Since then? I give my change to that guy on the corner of 1st Ave and the freeway exit when I go into Vancouver to visit Clint. And yesterday? While eating my very first Quizno's meal? I didn't ignore the old guy that sat down beside me and asked me for my spare change. I just gave it to him. If she, who doesn't profess to be a Christian, can be giving and kind - I'm thinking I should too.

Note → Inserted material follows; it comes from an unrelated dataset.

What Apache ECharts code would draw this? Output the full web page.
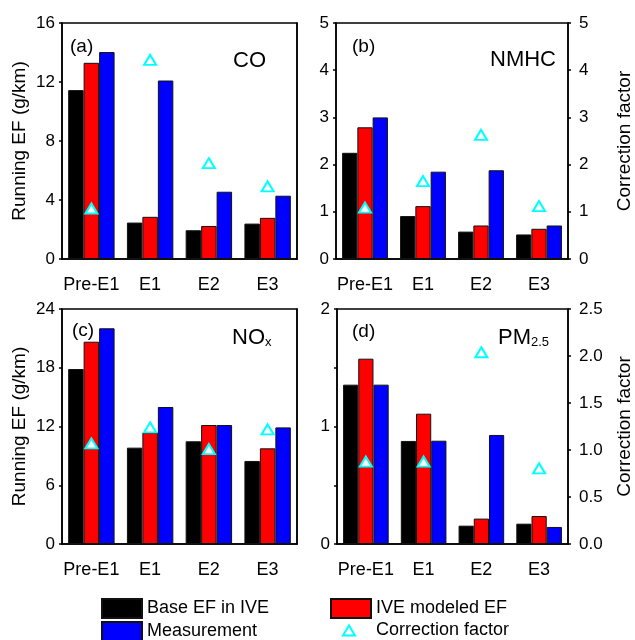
<!DOCTYPE html>
<html>
<head>
<meta charset="utf-8">
<script src="https://cdn.jsdelivr.net/npm/echarts@6/dist/echarts.min.js"></script>
<style>
  html, body { margin: 0; padding: 0; background: #fff; }
  #chart { width: 635px; height: 640px; }
</style>
</head>
<body>
<div id="chart"></div>
<script>
// Running emission factors per control stage (g/km) and correction factors
const categories = ['Pre-E1', 'E1', 'E2', 'E3'];

const coBase      = [11.45, 2.47, 1.95, 2.40];
const coModeled   = [13.30, 2.86, 2.24, 2.79];
const coMeasured  = [14.03, 12.10, 4.56, 4.29];
const coFactor    = [1.07, 4.22, 2.03, 1.54];

const hcBase      = [2.25, 0.91, 0.58, 0.52];
const hcModeled   = [2.79, 1.12, 0.71, 0.64];
const hcMeasured  = [3.00, 1.85, 1.88, 0.71];
const hcFactor    = [1.09, 1.65, 2.63, 1.12];

const noxBase     = [17.87, 9.84, 10.49, 8.48];
const noxModeled  = [20.66, 11.40, 12.15, 9.77];
const noxMeasured = [22.03, 13.99, 12.15, 11.91];
const noxFactor   = [1.07, 1.24, 1.01, 1.22];

const pmBase      = [1.356, 0.877, 0.156, 0.173];
const pmModeled   = [1.577, 1.109, 0.216, 0.238];
const pmMeasured  = [1.356, 0.879, 0.928, 0.145];
const pmFactor    = [0.876, 0.876, 2.04, 0.805];

const seriesNames = ['Base EF in IVE', 'IVE modeled EF', 'Measurement', 'Correction factor'];
const barColors = ['#000000', '#ff0000', '#0000ff'];

const FONT = 'Liberation Sans, Arial, Helvetica, sans-serif';

// panel layout: grid rect, left axis range, right axis range, which labels show
const panels = [
  { grid: { left: 62,  top: 23,  width: 235, height: 236 }, data: [coBase, coModeled, coMeasured, coFactor],
    yMax: 16, yInt: 4, rMax: 5, rInt: 1, leftName: true, rightLabels: false },
  { grid: { left: 336, top: 23,  width: 234, height: 236 }, data: [hcBase, hcModeled, hcMeasured, hcFactor],
    yMax: 5, yInt: 1, rMax: 5, rInt: 1, leftName: false, rightLabels: true },
  { grid: { left: 62,  top: 309, width: 235, height: 235 }, data: [noxBase, noxModeled, noxMeasured, noxFactor],
    yMax: 24, yInt: 6, rMax: 2.5, rInt: 0.5, leftName: true, rightLabels: false },
  { grid: { left: 337, top: 309, width: 233, height: 235 }, data: [pmBase, pmModeled, pmMeasured, pmFactor],
    yMax: 2, yInt: 0.5, rMax: 2.5, rInt: 0.5, leftName: false, rightLabels: true, halfTicks: true }
];

const grids = [], xAxes = [], yAxes = [], series = [];

panels.forEach((p, i) => {
  grids.push(Object.assign({ show: true, borderColor: '#000', borderWidth: 1.5, backgroundColor: 'transparent' }, p.grid));

  xAxes.push({
    type: 'category', gridIndex: i, data: categories,
    axisLine: { lineStyle: { color: '#000', width: 1.5 } },
    axisTick: { show: false },
    axisLabel: { color: '#000', fontSize: 18, fontFamily: FONT, margin: 17, interval: 0 }
  });

  yAxes.push({
    type: 'value', gridIndex: i, position: 'left', min: 0, max: p.yMax, interval: p.yInt,
    name: p.leftName ? 'Running EF (g/km)' : '',
    nameLocation: 'middle', nameGap: 33,
    nameTextStyle: { color: '#000', fontSize: 19, fontFamily: FONT },
    axisLine: { show: true, lineStyle: { color: '#000', width: 1.5 } },
    axisTick: { show: true, inside: false, length: 3, lineStyle: { color: '#000', width: 1.5 } },
    axisLabel: {
      color: '#000', fontSize: 17, fontFamily: FONT, margin: 7,
      formatter: v => (p.halfTicks ? (Number.isInteger(v) ? String(v) : '') : String(v))
    },
    splitLine: { show: false }
  });

  yAxes.push({
    type: 'value', gridIndex: i, position: 'right', min: 0, max: p.rMax, interval: p.rInt,
    name: p.rightLabels ? 'Correction factor' : '',
    nameLocation: 'middle', nameGap: 47,
    nameTextStyle: { color: '#000', fontSize: 19, fontFamily: FONT },
    axisLine: { show: true, lineStyle: { color: '#000', width: 1.5 } },
    axisTick: { show: p.rightLabels, inside: false, length: 3, lineStyle: { color: '#000', width: 1.5 } },
    axisLabel: {
      show: p.rightLabels, color: '#000', fontSize: 17, fontFamily: FONT, margin: 11,
      formatter: v => (p.rInt < 1 ? v.toFixed(1) : String(v))
    },
    splitLine: { show: false }
  });

  for (let k = 0; k < 3; k++) {
    series.push({
      type: 'bar', name: seriesNames[k], xAxisIndex: i, yAxisIndex: 2 * i,
      data: p.data[k],
      barGap: '0%', barCategoryGap: '21%',
      itemStyle: { color: barColors[k], borderColor: '#111', borderWidth: 1 },
      emphasis: { disabled: true }
    });
  }
  series.push({
    type: 'scatter', name: seriesNames[3], xAxisIndex: i, yAxisIndex: 2 * i + 1,
    data: p.data[3], z: 5,
    symbol: 'triangle', symbolSize: [12, 10],
    itemStyle: { color: '#ffffff', borderColor: '#00ffff', borderWidth: 2, opacity: 1 },
    emphasis: { disabled: true }
  });
});

// one legend per entry, arranged in two columns
function legendItem(name, left, top, w, h, icon, textPadLeft) {
  return {
    left: left, top: top, orient: 'vertical', itemWidth: w, itemHeight: h, itemGap: 0,
    padding: 0,
    data: [{ name: name, icon: icon }],
    selectedMode: false,
    textStyle: { color: '#000', fontSize: 18, fontFamily: FONT, lineHeight: 19, padding: [0, 0, 0, textPadLeft || 0] }
  };
}
const legends = [
  legendItem('Base EF in IVE', 101, 598, 40, 19, 'rect'),
  legendItem('Measurement', 101, 621, 40, 19, 'rect'),
  legendItem('IVE modeled EF', 330, 598, 40, 19, 'rect'),
  legendItem('Correction factor', 342, 621, 12, 10, 'triangle', 16)
];

// panel tags and pollutant names
function label(text, x, y, size) {
  return {
    type: 'text', left: x, top: y,
    style: { text: text, fill: '#000', fontSize: size, fontFamily: FONT }
  };
}
const subRich = {
  m: { fontSize: 22, fontFamily: FONT, fill: '#000', verticalAlign: 'bottom', lineHeight: 24 },
  s: { fontSize: 13, fontFamily: FONT, fill: '#000', verticalAlign: 'bottom', lineHeight: 18 }
};

const graphics = [
  label('(a)', 70, 37, 19),
  label('CO', 233, 50, 22),
  label('(b)', 352, 37, 19),
  label('NMHC', 490, 49, 22),
  label('(c)', 72, 321, 19),
  { type: 'text', left: 232, top: 327, style: { text: '{m|NO}{s|x}', rich: subRich } },
  label('(d)', 352, 322, 19),
  { type: 'text', left: 498, top: 327, style: { text: '{m|PM}{s|2.5}', rich: subRich } }
];

const chart = echarts.init(document.getElementById('chart'), null, { renderer: 'canvas' });
chart.setOption({
  animation: false,
  backgroundColor: '#fff',
  textStyle: { fontFamily: FONT },
  grid: grids,
  xAxis: xAxes,
  yAxis: yAxes,
  legend: legends,
  series: series,
  graphic: graphics
});
</script>
</body>
</html>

- An evening I spent with one of my print vendors last month. I *thought I was there to be a source of light in her life. Hahaha. I was so wrong. This divine appointment was arranged so that she could lead by example, and show me a thing or two. We were in her car and had stopped at a busy intersection. There was someone standing forlornly with his hand out, looking for any spare change. She rummaged around in her purse looking for some coins. She emptied her wallet and gave him everything she had, looking him in the eye and saying God Bless as she handed it to him. And then she told me a story of how, a year ago, she was having a stupid busy day, and was running late, and hadn't eaten, and had a delivery to make, and it was raining and she needed to go pick up her kids and she was running on empty, and had to pee, so she stopped at a McDonald's to use the bathroom and buy herself a Cheeseburger meal with the last $1.75 in her wallet. As she walked out, she passed an old guy sitting against the building asking for spare change. "I couldn't eat my burger, knowing he was probably starving. I would've choked on it. He needed it more than I did. So I gave it to him and said, God Bless."
I still have a ways to go before I'll engage in conversation. Or even say God Bless. This is because I'm a schmuck and these things take time. Baby steps.
Hopefully someday I'll be a person I can be proud of.
11. I am wishing:
- that it wasn't almost 4 in the morning
K. That's it fer today.
Advent starts today - tis the Season of Hope.